Sunday, May 23, 2010

Coitus Till Whimis Interruptus




In an interaction that I had with a moderator at the Desiring God blog- I was told that "we are under a New Covenant [now]". That our "hard-heartedness has [now] been removed". Really?
Sure sounds nice- but is this really the case?

Sometimes Christians get lost in platitudes. Failing to recognize that they are still in the forest.
Still carrying a hard heart. Still sinning against God.
R.C. Sproul Sr. is fond of affirming Luther's penitent cry- "simul justus et peccator". Affirming that we may be "saved- yet still a sinner". Something that I believe the Apostle Paul affirms in Romans 7. And something that I believe is affirmed by the Westminster Confession of Faith in this article as well.
In that same article the Larger Westminster Catechism affirms- that we continue to remain under Mosaic 'boundary stones'. That we have not completely escaped the Old Covenant. That much of the Mosaic law remains our taskmaster. That much of Mosaic law continues to be our "rule of obedience". That we still must concede to Mosaic principles. Since these principles reflect God's perfect personality.

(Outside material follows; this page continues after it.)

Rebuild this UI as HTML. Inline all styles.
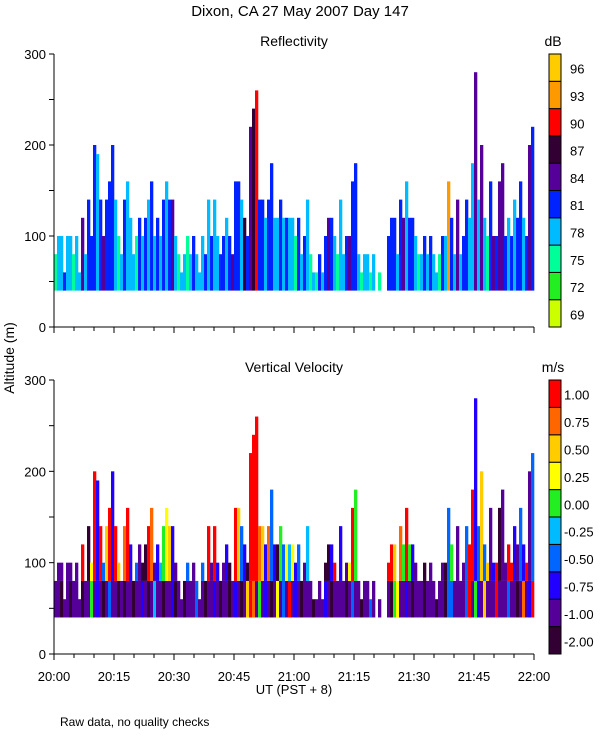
<!DOCTYPE html>
<html><head><meta charset="utf-8"><style>
body{margin:0;background:#fff;width:600px;height:750px;overflow:hidden}
svg text{font-family:"Liberation Sans",sans-serif;fill:#000}
</style></head><body>
<svg id="chart" width="600" height="750" viewBox="0 0 600 750" xmlns="http://www.w3.org/2000/svg">
<text x="300" y="16" text-anchor="middle" font-size="15">Dixon, CA 27 May 2007  Day 147</text>
<text x="294" y="46" text-anchor="middle" font-size="14">Reflectivity</text>
<text x="294" y="372" text-anchor="middle" font-size="14">Vertical Velocity</text>
<text x="0" y="0" transform="translate(14,358) rotate(-90)" text-anchor="middle" font-size="14">Altitude (m)</text>
<text x="294" y="694" text-anchor="middle" font-size="13">UT  (PST + 8)</text>
<text x="60" y="726" font-size="12">Raw data, no quality checks</text>
<text x="553" y="46" text-anchor="middle" font-size="14">dB</text>
<text x="553" y="372" text-anchor="middle" font-size="14">m/s</text>
</svg>
<script>
// ---- data: one column per 45 s from 20:00 to 22:00 ----
const startMin = 0, endMin = 120;
const tops = [80,100,100,60,100,100,80,100,60,120,80,140,100,200,190,140,100,140,160,200,140,100,80,140,160,120,80,100,120,100,120,140,160,100,120,100,140,160,140,140,100,80,60,80,100,80,100,80,60,100,80,140,100,140,100,80,100,120,100,80,160,160,140,120,100,220,240,260,140,140,120,140,180,120,120,140,120,120,120,120,100,120,80,100,140,80,60,60,80,60,100,120,120,100,80,140,80,100,100,160,180,80,60,80,80,60,80,0,60,0,0,100,120,120,80,140,120,160,120,120,100,80,80,100,80,100,80,60,80,100,100,160,120,80,140,80,100,140,120,180,280,140,200,120,100,160,100,100,160,180,100,120,100,140,120,160,120,100,200,220];
const reflDb = [75,78,78,81,78,78,75,78,78,84,78,81,81,81,78,81,84,81,81,81,78,75,78,81,78,78,78,75,81,78,81,78,81,78,81,78,81,78,81,84,78,75,78,78,75,78,81,78,78,78,81,78,81,78,78,81,81,78,81,84,81,81,78,87,81,84,87,90,81,81,78,81,81,78,78,81,78,81,78,78,75,81,78,81,78,75,78,75,81,78,81,84,81,78,75,78,78,81,84,81,81,78,75,78,78,75,78,78,75,78,78,81,81,81,78,81,84,78,81,81,78,75,78,81,78,81,78,78,75,81,78,93,81,78,84,78,81,81,78,78,84,78,84,78,75,81,84,81,84,84,81,78,81,78,81,81,78,81,84,81];
const wLow = [-1,-1,-1.5,-1,-1,-1.5,-1,-1,-1,-1.5,-1,-1,0.2,-1,-0.6,-1,-1.5,-1,-0.4,-1,-1,-1.5,-1,-1.5,-1,-1,-1.5,-1,-1,-0.7,-1,-1.5,-1,-0.2,-1,-1,-1.5,-1,-1,-0.6,-1.5,-1,-1,-1.5,-1,-1,-1,-0.3,-1,-1,-1.5,-1,-1,-0.7,-1,-1.5,-1,-1,-1.5,-1,-0.7,-1,-1.5,-1,0.6,1.1,0.9,-1,0.2,-1,-0.7,-1,-1.5,-1,0.3,-1,-0.3,-1,1.1,-1,-0.6,-1,-1.5,-1,-1,-1,-1.5,-1,-1,-1,-0.7,-1,-1.5,-1,-1,-1,-1,-1.5,-1,-0.4,-1,-1,-1.5,-1,-1,-0.3,-1,-1,-1,-1,-1,-1,-1.5,0.1,0.4,-1,-1,-0.6,-1,-1.5,-1,-1,-1,-1.5,-1,-1,-1,-1.5,-1,-1,-1.5,-0.3,-0.3,-1,-1,-1,-1,-0.3,1.1,-1,0.1,-0.6,-1,0.6,-1,-1,-1,1.1,-1,-1,-1,-0.4,-1,-1,-1.5,-1,0.8,-1,-0.7];
const wHigh = [-1,-1,-1,-1,-1,-1,-1,-1,-1,1.1,-1,-1.5,0.3,1.1,-0.7,1.1,-0.3,0.6,1.1,-0.7,1.1,0.5,-1,0.9,1.1,-0.6,-1,-0.3,-1,-1.5,-1.5,1.1,0.9,-1,-0.7,-0.2,0.1,0.3,0.5,-0.7,-1,-1,-1,-1,-0.3,-1,-1,-1,-1,-0.3,-1,1.1,-1,1.1,-0.7,-1,-1,-0.7,-1.5,-1,1.1,0.6,-0.3,-0.7,-1.5,1.1,1.1,1.1,0.9,0.6,-0.7,0.9,-0.3,-0.6,-1.5,0.1,-0.3,0.4,-0.2,0.4,-0.6,-0.3,-1,-1,-0.2,-1,-1,-1,-1,-1,-1.5,-1.5,-0.7,1.1,-1,-0.6,-1,-1,0.3,1.1,0.1,-1,-1,-1.5,-1.5,-1,-1,-1,-1,-1,-1,1.1,1.1,0.5,-1,0.9,0.1,1.1,0.2,-0.6,-1,-1,-1,-1.5,-1,-1,-1,-1,-1,-1,-1.5,-0.3,0.1,0.9,-1,0.9,-1,-0.3,1.1,1.1,-0.6,-0.3,0.6,-0.4,0.5,-1,-0.7,1.1,-1.5,-1,-1,1.1,1.1,-0.6,-1,-0.3,-0.7,1.1,-1,-0.3,0.6,0.1];
const reflLevels = [69,72,75,78,81,84,87,90,93,96,99];
const reflColors = ["#ccff00","#22ee22","#00ff99","#00bbff","#0022ff","#550099","#330033","#ff0000","#ff9900","#ffcc00"];
const velLevels = [-2,-1,-0.75,-0.5,-0.25,0,0.25,0.5,0.75,1,1.25];
const velColors = ["#330033","#550099","#2200ff","#0066ff","#00bbff","#22ee22","#ffff00","#ffcc00","#ff6600","#ff0000"];
const reflTickLabels = ["69","72","75","78","81","84","87","90","93","96"];
const velTickLabels = ["-2.00","-1.00","-0.75","-0.50","-0.25","0.00","0.25","0.50","0.75","1.00"];
const altTicks = [0,100,200,300];
const timeLabels = ["20:00","20:15","20:30","20:45","21:00","21:15","21:30","21:45","22:00"];
const baseAlt = 40;

const svg = document.getElementById('chart');
const NS = 'http://www.w3.org/2000/svg';
const X0 = 54, X1 = 534;
const panels = [{top:54,bot:327},{top:380,bot:654}];
function xScale(m){return X0 + (m-startMin)/(endMin-startMin)*(X1-X0);}
function yScale(p,v){return p.bot - v/300*(p.bot-p.top);}
function mk(tag,attrs){const e=document.createElementNS(NS,tag);for(const k in attrs)e.setAttribute(k,attrs[k]);svg.appendChild(e);return e;}
function colorFor(v,levels,colors){for(let k=0;k<colors.length;k++){if(v<levels[k+1])return colors[k];}return colors[colors.length-1];}

const n = tops.length, dt = (endMin-startMin)/n;
for(let i=0;i<n;i++){
  if(tops[i]<=baseAlt) continue;
  const xa=xScale(startMin+i*dt), xb=xScale(startMin+(i+1)*dt);
  // reflectivity
  const p=panels[0];
  const r=mk('rect',{x:xa,y:yScale(p,tops[i]),width:xb-xa+0.3,height:yScale(p,baseAlt)-yScale(p,tops[i]),fill:colorFor(reflDb[i],reflLevels,reflColors)});
  
  
  // velocity low part
  const q=panels[1];
  const mid=Math.min(tops[i],80);
  const a=mk('rect',{x:xa,y:yScale(q,mid),width:xb-xa+0.3,height:yScale(q,baseAlt)-yScale(q,mid),fill:colorFor(wLow[i],velLevels,velColors)});
  
  
  if(tops[i]>80){
    const b=mk('rect',{x:xa,y:yScale(q,tops[i]),width:xb-xa+0.3,height:yScale(q,80)-yScale(q,tops[i]),fill:colorFor(wHigh[i],velLevels,velColors)});
    
    
  }
}

panels.forEach((p,pi)=>{
  const ax=mk('path',{d:`M${X0},${p.top}V${p.bot}H${X1}`,fill:'none',stroke:'#000','stroke-width':1});
  
  
  for(let v=0;v<=300;v+=50){
    const t=mk('line',{x1:X0-5,x2:X0,y1:yScale(p,v),y2:yScale(p,v),stroke:'#000'});
    
    
  }
  altTicks.forEach(v=>{
    const t=mk('text',{x:X0-8,y:yScale(p,v)+5,'text-anchor':'end','font-size':13});
    t.textContent=v;
    
    
  });
  for(let m=startMin;m<=endMin;m+=5){
    const t=mk('line',{x1:xScale(m),x2:xScale(m),y1:p.bot,y2:p.bot+(m%15===0?6:4),stroke:'#000'});
    
    
  }
  // colorbar
  const levels = pi===0?reflColors:velColors, labs = pi===0?reflTickLabels:velTickLabels;
  const cbh=(p.bot-p.top)/levels.length;
  levels.forEach((c,k)=>{
    const y=p.bot-(k+1)*cbh;
    const r=mk('rect',{x:549,y:y,width:12,height:cbh,fill:c,stroke:'#000','stroke-width':1});
    
    
    const t=mk('text',{x:pi===0?570:564,y:y+cbh*0.72,'font-size':13});
    t.textContent=labs[k];
    
    
  });
});
timeLabels.forEach((s,k)=>{
  const t=mk('text',{x:xScale(k*15),y:681,'text-anchor':'middle','font-size':13});
  t.textContent=s;
  
  
});
</script>
</body></html>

Then how can this Desiring God moderator say that, "Jesus doesn't support the concession to hard-heartedness that Moses allowed for"? That we are no longer bound by Mosaic principles? That God's personality has changed?
Did Jesus alter the jot and tittle (Matt. 5:18) of the Law of Moses?
Has Jesus now "abolished" this concession of Moses?
Has "all been accomplished"?
Has "heaven and earth passed away"?
A good debate on this here.

But that moderator also presented against me in that interaction- a platonic view of the Marriage Covenant as well. Presented the view, that 'the Covenant of Marriage remains- even when the Covenant of Marriage is broken'. Presented the view, that the 'freedom from the "enslavement" of marriage' ("1 Cor 7:15")- is merely 'freedom from the obligation to have sex with your spouse '. Freedom from 'conjugal obligations' ("1 Cor. 7:3-5"). That a spouse is a spouse- in or out of the house. Since marriages are now 'made in heaven'.
Really?
Sex is an "enslavement"? And marriages are now 'made in heaven'? Since our hearts are now made in Heaven?
And we merely have the 'obligation' to indulge in sex with our spouse- as long as the spouse likes being "enslaved"?
Does this not turn Paul's argument on its head? Are these "duties" merely- 'whims' that 'may' be fulfilled? Mere 'whims' till either party doesn't have the 'whim' anymore? Mere, coitus till whimis interruptus?
Rather, are these not actually "duties" that "must" be fulfilled? Are these not actually marital "rights"? Whether you like being "enslaved" or not?
Indeed, this "duty" is no longer regarded as a "right". As it was in earlier times. Yet, the NET Bible has a pertinent textual note on this "right" here. This note asserts that almost all ancient manuscripts even repeated that contentious "right" to "have" in that verse. Yet for "stylistic reasons"- this "right" is not repeated in our translations today. And appears completely lost to the pagans. Yet some prisons still recognize conjugal "rights".
Now I'm not saying that this Desiring God moderator is a pagan (though he really blew the "repentance" issue in that same article). This moderator is merely following the Piper line. Thinking that he's playing it safe- with Piper's Permanence View of Marriage. Piper's narrow view of what it takes to break the Marriage Covenant.
Indeed, Piper's view- that Jesus semantic range of pornia (Matt. 19:9) is very, very narrow. Yes, Piper's view that Jesus meaning of pornia- is restricted merely to sex "prior to the Marriage Covenant".
Indeed, playing it safe.
Playing with platitudes.
At the risk of being far to narrow.
At the risk of ignoring the wider scope of God's Law.
Yes, at the risk of condemning the injured spouse (Matt. 12:5-7).

Not really knowing the New Covenant.
For we now know only in part- but then we will know fully (1 Cor. 13:12).

Not really knowing that this is a One Way Covenant. A Covenant made entirely by God- and a Covenant played entirely by God (Jer. 31). A Covenant that can, in no way be broken. As "sure as there is day and night" (v. 36).
A Covenant played non-interruptus.
When "a woman will encompass a man" (v.22 NASB).
When we shall be constantly nursed, carried and dandled (Isaiah 66:12).
When our "bones will flourish like the new grass" (v. 14).

My bones do not "flourish like the new grass" yet.
And so much hardness-yet remains in my heart.

Oh how my bones look forward- to that New Covenant.
And oh how my heart will look- toward that New Covenant- Jesus.